AIM: Each line of the listing must be transcribed exactly, except for the images, which should be excluded.

DATA BLOCK:

>> begin

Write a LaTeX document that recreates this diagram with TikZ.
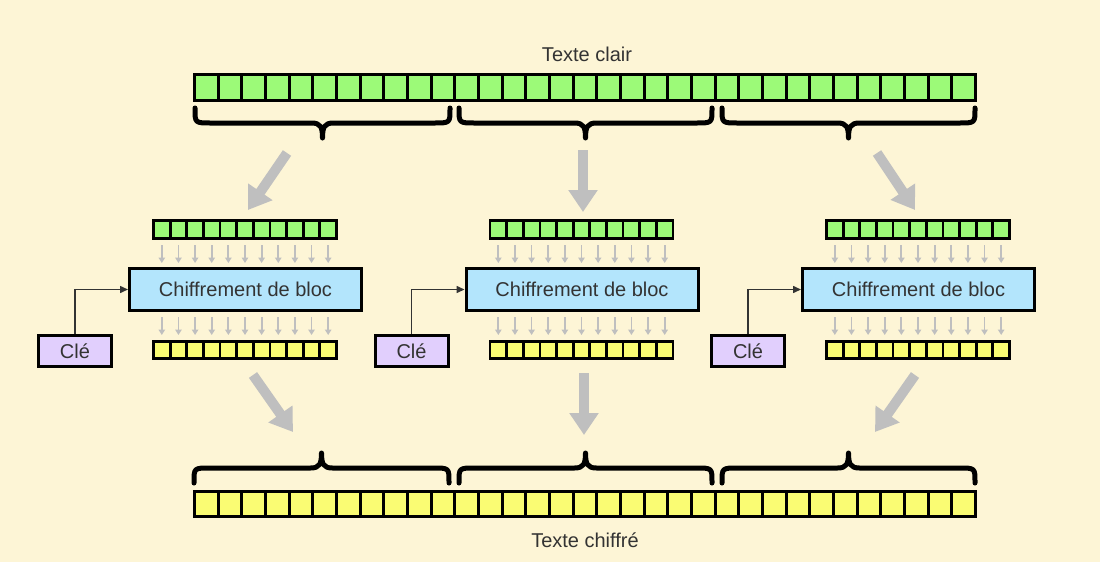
\documentclass[tikz,border=0pt]{standalone}
\usepackage{fontspec}
\setmainfont{Liberation Sans}
\usetikzlibrary{arrows.meta}
\definecolor{bg}{HTML}{FDF5D6}
\definecolor{cgreen}{HTML}{9CFA78}
\definecolor{cyellow}{HTML}{FAFC73}
\definecolor{cblue}{HTML}{B3E5FC}
\definecolor{cpurple}{HTML}{E1CFFD}
\definecolor{cgray}{HTML}{BFBFBF}
\definecolor{ctext}{HTML}{333333}
\tikzset{
  pics/hbrace/.style={code={
    \draw[line width=5pt,line join=round,line cap=round]
      (-#1,0) -- (-#1,1) .. controls (-#1,15) .. (-#1+16,15) -- (-11,15)
      .. controls (-2,15) and (0,19) .. (0,30)
      .. controls (0,19) and (2,15) .. (11,15) -- (#1-16,15)
      .. controls (#1,15) .. (#1,1) -- (#1,0);
  }}
}
\begin{document}
\begin{tikzpicture}[x=1pt,y=-1pt,
  barline/.style={draw=black,line width=3pt},
  sbarline/.style={draw=black,line width=2.8pt},
  lbl/.style={text=ctext,font=\fontsize{20}{24}\selectfont,inner sep=0pt},
  cipher/.style={draw=black,line width=3pt,fill=cblue,minimum width=232pt,minimum height=42pt,inner sep=0pt,text=ctext,font=\fontsize{20}{24}\selectfont},
  keybox/.style={draw=black,line width=3pt,fill=cpurple,minimum width=73pt,minimum height=31pt,inner sep=0pt,text=ctext,font=\fontsize{20}{24}\selectfont},
  bigarrow/.style={draw=cgray,line width=10pt,-{Triangle[width=28pt,length=22pt]}},
  smallarrow/.style={draw=cgray,line width=1.8pt,-{Triangle[width=6.5pt,length=5.5pt]}},
  keyline/.style={draw=ctext,line width=1.5pt,-{Triangle[width=7pt,length=8pt]}}
]
\useasboundingbox (0,0) rectangle (1100,562);
\fill[bg] (0,0) rectangle (1100,562);

% labels
\node[lbl,anchor=base] (tc) at (587,61) {Texte clair};
\node[lbl,anchor=base] (tch) at (585,547) {Texte chiffré};

% top plaintext bar
\filldraw[barline,fill=cgreen] (194.5,74.5) rectangle (975.5,100.5);
\foreach \i in {1,...,32}{
  \draw[barline] ({194.5+\i*23.6667},74.5) -- ({194.5+\i*23.6667},100.5);
}
% bottom ciphertext bar
\filldraw[barline,fill=cyellow] (194.5,491.5) rectangle (975.5,516.5);
\foreach \i in {1,...,32}{
  \draw[barline] ({194.5+\i*23.6667},491.5) -- ({194.5+\i*23.6667},516.5);
}

% braces
\pic at (322.5,108) {hbrace=127.5};
\pic at (585.5,108) {hbrace=126.5};
\pic at (848.5,108) {hbrace=126.5};
\pic[yscale=-1] at (321.5,483) {hbrace=127.5};
\pic[yscale=-1] at (585.5,483) {hbrace=126.5};
\pic[yscale=-1] at (848.5,483) {hbrace=126.5};

% blocks
\foreach \k/\off in {1/0,2/336.5,3/673}{
  \begin{scope}[xshift=\off]
    \filldraw[sbarline,fill=cgreen] (153.5,220.5) rectangle (336.5,238.5);
    \filldraw[sbarline,fill=cyellow] (153.5,341.5) rectangle (336.5,358.5);
    \foreach \i in {1,...,10}{
      \draw[sbarline] ({153.5+\i*16.636},220.5) -- ({153.5+\i*16.636},238.5);
      \draw[sbarline] ({153.5+\i*16.636},341.5) -- ({153.5+\i*16.636},358.5);
    }
    \foreach \i in {0,...,10}{
      \draw[smallarrow] ({153.5+(\i+0.5)*16.636},245) -- ({153.5+(\i+0.5)*16.636},263);
      \draw[smallarrow] ({153.5+(\i+0.5)*16.636},317) -- ({153.5+(\i+0.5)*16.636},335);
    }
    \node[cipher] (c\k) at (245.5,289.5) {Chiffrement de bloc};
    \node[keybox] (k\k) at (75,351) {Clé};
    \draw[keyline] (k\k.north) |- (c\k.west);
  \end{scope}
}

% big arrows
\coordinate (a1s) at (287,153); \coordinate (a1e) at (248,210);
\coordinate (a2s) at (583,150); \coordinate (a2e) at (583,212);
\coordinate (a3s) at (877,153); \coordinate (a3e) at (915,210);
\coordinate (b1s) at (253,375); \coordinate (b1e) at (293,432);
\coordinate (b2s) at (584,373); \coordinate (b2e) at (584,435);
\coordinate (b3s) at (915,375); \coordinate (b3e) at (875,432);
\foreach \n in {a1,a2,a3,b1,b2,b3}{
  \draw[bigarrow] (\n s) -- (\n e);
}
\end{tikzpicture}
\end{document}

>> end

TASK SOLUTION:
Write a LaTeX document that recreates this diagram with TikZ.
\documentclass[tikz,border=0pt]{standalone}
\usepackage{fontspec}
\setmainfont{Liberation Sans}
\usetikzlibrary{arrows.meta}
\definecolor{bg}{HTML}{FDF5D6}
\definecolor{cgreen}{HTML}{9CFA78}
\definecolor{cyellow}{HTML}{FAFC73}
\definecolor{cblue}{HTML}{B3E5FC}
\definecolor{cpurple}{HTML}{E1CFFD}
\definecolor{cgray}{HTML}{BFBFBF}
\definecolor{ctext}{HTML}{333333}
\tikzset{
  pics/hbrace/.style={code={
    \draw[line width=5pt,line join=round,line cap=round]
      (-#1,0) -- (-#1,1) .. controls (-#1,15) .. (-#1+16,15) -- (-11,15)
      .. controls (-2,15) and (0,19) .. (0,30)
      .. controls (0,19) and (2,15) .. (11,15) -- (#1-16,15)
      .. controls (#1,15) .. (#1,1) -- (#1,0);
  }}
}
\begin{document}
\begin{tikzpicture}[x=1pt,y=-1pt,
  barline/.style={draw=black,line width=3pt},
  sbarline/.style={draw=black,line width=2.8pt},
  lbl/.style={text=ctext,font=\fontsize{20}{24}\selectfont,inner sep=0pt},
  cipher/.style={draw=black,line width=3pt,fill=cblue,minimum width=232pt,minimum height=42pt,inner sep=0pt,text=ctext,font=\fontsize{20}{24}\selectfont},
  keybox/.style={draw=black,line width=3pt,fill=cpurple,minimum width=73pt,minimum height=31pt,inner sep=0pt,text=ctext,font=\fontsize{20}{24}\selectfont},
  bigarrow/.style={draw=cgray,line width=10pt,-{Triangle[width=28pt,length=22pt]}},
  smallarrow/.style={draw=cgray,line width=1.8pt,-{Triangle[width=6.5pt,length=5.5pt]}},
  keyline/.style={draw=ctext,line width=1.5pt,-{Triangle[width=7pt,length=8pt]}}
]
\useasboundingbox (0,0) rectangle (1100,562);
\fill[bg] (0,0) rectangle (1100,562);

% labels
\node[lbl,anchor=base] (tc) at (587,61) {Texte clair};
\node[lbl,anchor=base] (tch) at (585,547) {Texte chiffré};

% top plaintext bar
\filldraw[barline,fill=cgreen] (194.5,74.5) rectangle (975.5,100.5);
\foreach \i in {1,...,32}{
  \draw[barline] ({194.5+\i*23.6667},74.5) -- ({194.5+\i*23.6667},100.5);
}
% bottom ciphertext bar
\filldraw[barline,fill=cyellow] (194.5,491.5) rectangle (975.5,516.5);
\foreach \i in {1,...,32}{
  \draw[barline] ({194.5+\i*23.6667},491.5) -- ({194.5+\i*23.6667},516.5);
}

% braces
\pic at (322.5,108) {hbrace=127.5};
\pic at (585.5,108) {hbrace=126.5};
\pic at (848.5,108) {hbrace=126.5};
\pic[yscale=-1] at (321.5,483) {hbrace=127.5};
\pic[yscale=-1] at (585.5,483) {hbrace=126.5};
\pic[yscale=-1] at (848.5,483) {hbrace=126.5};

% blocks
\foreach \k/\off in {1/0,2/336.5,3/673}{
  \begin{scope}[xshift=\off]
    \filldraw[sbarline,fill=cgreen] (153.5,220.5) rectangle (336.5,238.5);
    \filldraw[sbarline,fill=cyellow] (153.5,341.5) rectangle (336.5,358.5);
    \foreach \i in {1,...,10}{
      \draw[sbarline] ({153.5+\i*16.636},220.5) -- ({153.5+\i*16.636},238.5);
      \draw[sbarline] ({153.5+\i*16.636},341.5) -- ({153.5+\i*16.636},358.5);
    }
    \foreach \i in {0,...,10}{
      \draw[smallarrow] ({153.5+(\i+0.5)*16.636},245) -- ({153.5+(\i+0.5)*16.636},263);
      \draw[smallarrow] ({153.5+(\i+0.5)*16.636},317) -- ({153.5+(\i+0.5)*16.636},335);
    }
    \node[cipher] (c\k) at (245.5,289.5) {Chiffrement de bloc};
    \node[keybox] (k\k) at (75,351) {Clé};
    \draw[keyline] (k\k.north) |- (c\k.west);
  \end{scope}
}

% big arrows
\coordinate (a1s) at (287,153); \coordinate (a1e) at (248,210);
\coordinate (a2s) at (583,150); \coordinate (a2e) at (583,212);
\coordinate (a3s) at (877,153); \coordinate (a3e) at (915,210);
\coordinate (b1s) at (253,375); \coordinate (b1e) at (293,432);
\coordinate (b2s) at (584,373); \coordinate (b2e) at (584,435);
\coordinate (b3s) at (915,375); \coordinate (b3e) at (875,432);
\foreach \n in {a1,a2,a3,b1,b2,b3}{
  \draw[bigarrow] (\n s) -- (\n e);
}
\end{tikzpicture}
\end{document}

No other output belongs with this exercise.